In all, 293 MPs voted for the prime minister’s motion for an early poll, far short of the number needed.
Earlier, opposition MPs confirmed they would not support an October poll, insisting a law blocking a no-deal Brexit must be implemented first.
Parliament was officially suspended – or prorogued – just before 02:00 BST on Tuesday and will reopen on 14 October.
A group of Labour backbenchers protested against the move, appearing to try to block Speaker John Bercow amid raucous scenes in the House of Commons.
Signs saying “silenced” were held up by the group in front of Mr Bercow – who earlier announced his resignation – just as he was due to lead MPs in a procession to the House of Lords to mark the suspension of Parliament.
MPs approved, without a vote, a motion from Labour leader Jeremy Corbyn demanding the government abide by the rule of law.
‘Strive to get an agreement’
At present, UK law states that the country will leave the EU on 31 October, regardless of whether a withdrawal deal has been agreed with Brussels or not.
But new legislation, which was granted royal assent on Monday, changes that, and will force the PM to seek a delay to 31 January 2020 unless a deal – or a no-deal exit – is approved by MPs by 19 October.
BBC political editor Laura Kuenssberg said although No 10 insisted it was not looking to break the new law, efforts were under way to examine ways of getting around it.
The prime minister said the government would use the time Parliament was suspended to press on with negotiating a deal with the EU, while “preparing to leave without one”.
“No matter how many devices this Parliament invents to tie my hands, I will strive to get an agreement in the national interest,” he said.

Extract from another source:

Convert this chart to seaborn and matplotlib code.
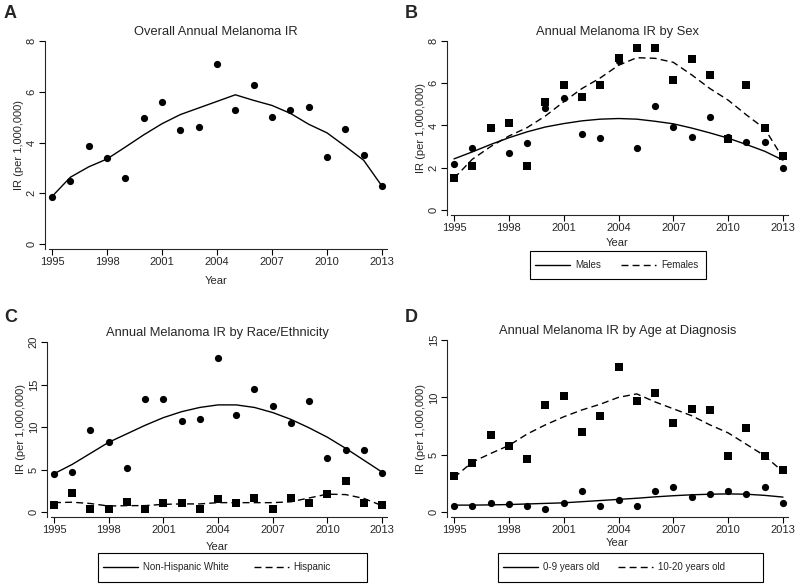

“This government will not delay Brexit any further.”
But he was warned that ignoring the new law could prompt a legal challenge while ministers called it “lousy” and said they would “test to the limit” what it required of them.
Mr Johnson told MPs that Labour leader Jeremy Corbyn had previously said he would back an election if legislation to prevent the government from forcing through a no-deal Brexit on 31 October became law.
“By his own logic, he must now back an election.”
But Mr Corbyn told MPs that Labour was “eager for an election – but as keen as we are, we are not prepared to risk inflicting the disaster of no-deal on our communities, our jobs, our services, or indeed our rights”.
And he said the prime minister was suspending Parliament to avoid discussions of his plans.
Labour, the SNP, the Liberal Democrats, the Green Party, the Independent Group for Change and Plaid Cymru met on Monday morning and agreed not to back the motion for an election.